Eduardo Becker Taglirarini, presidente do SINPCRESP (Sindicato dos Peritos Criminais de São Paulo), critica a falta de reconhecimento dos agentes policiais. “O governador está equivocado ao ofertar apenas 5% de reposição salarial após cinco anos sem termos uma reposição salarial digna. Nós estamos buscando o reconhecimento do servidor policial, perito da segurança pública e dos agentes penitenciários”, critica Becker, que atua há 17 anos na polícia paulista.
“Esse ato de hoje é uma valorização da segurança pública, seja na questão salarial, em prédios, em equipamentos, em armamentos e em viaturas, para ofertar o melhor serviço à população. Antes de tudo o policial é um ser humano”, critica Becker.

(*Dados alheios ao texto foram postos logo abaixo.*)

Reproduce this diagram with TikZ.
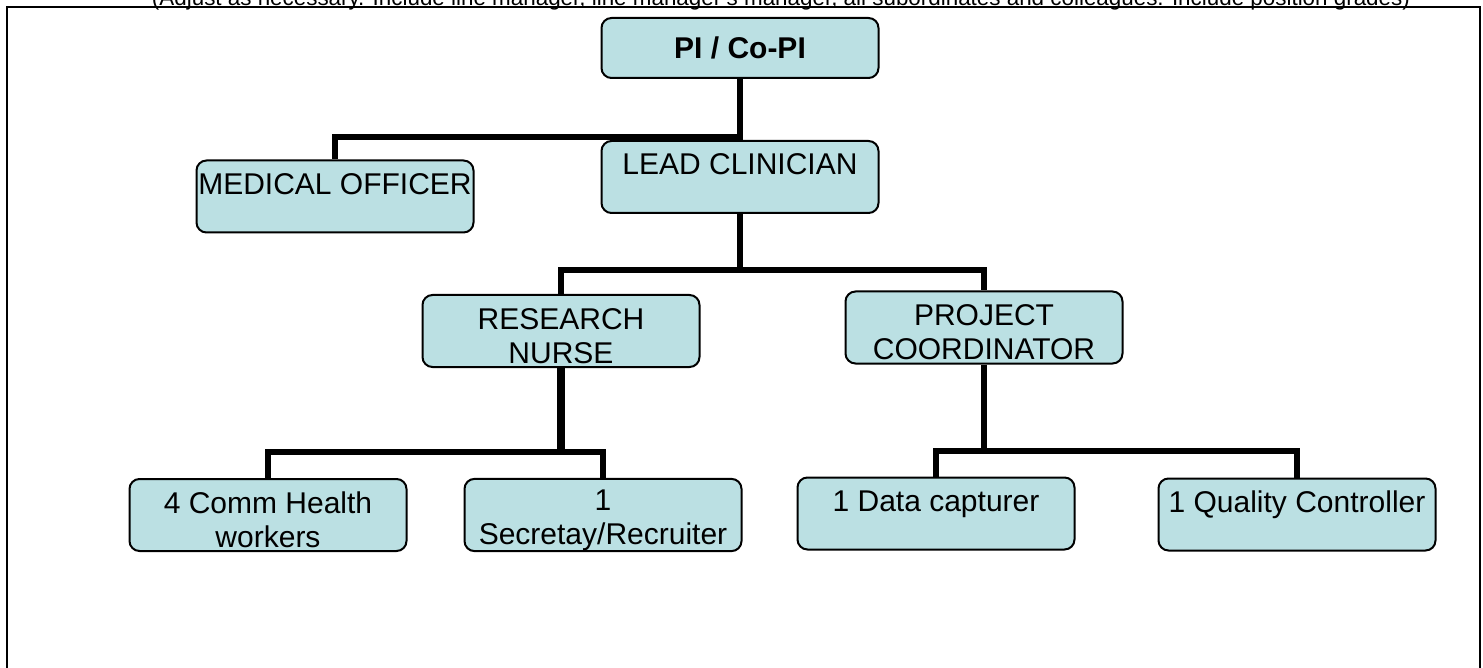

O agente penitenciário Alberto Pimenta, 44 anos, fala sobre a necessidade dos agentes de segurança pública fazerem bicos para conseguir sobreviver. “Estamos reivindicando nossos direitos devido à situação que o estado se encontra. O governo promete e nunca cumpre. Estamos sem ajuste salarial desde 2014, tanto os agentes quanto os policiais civis e militares. Isso vai desmotivando. Nós temos família, temos as nossas obrigações e o que estamos ganhando não dá para sustentar as nossas famílias. Muita vezes temos que fazer um bico ali e um bico aqui para ajudar no nosso salário. O governo não nos valoriza”, lamenta Pimenta.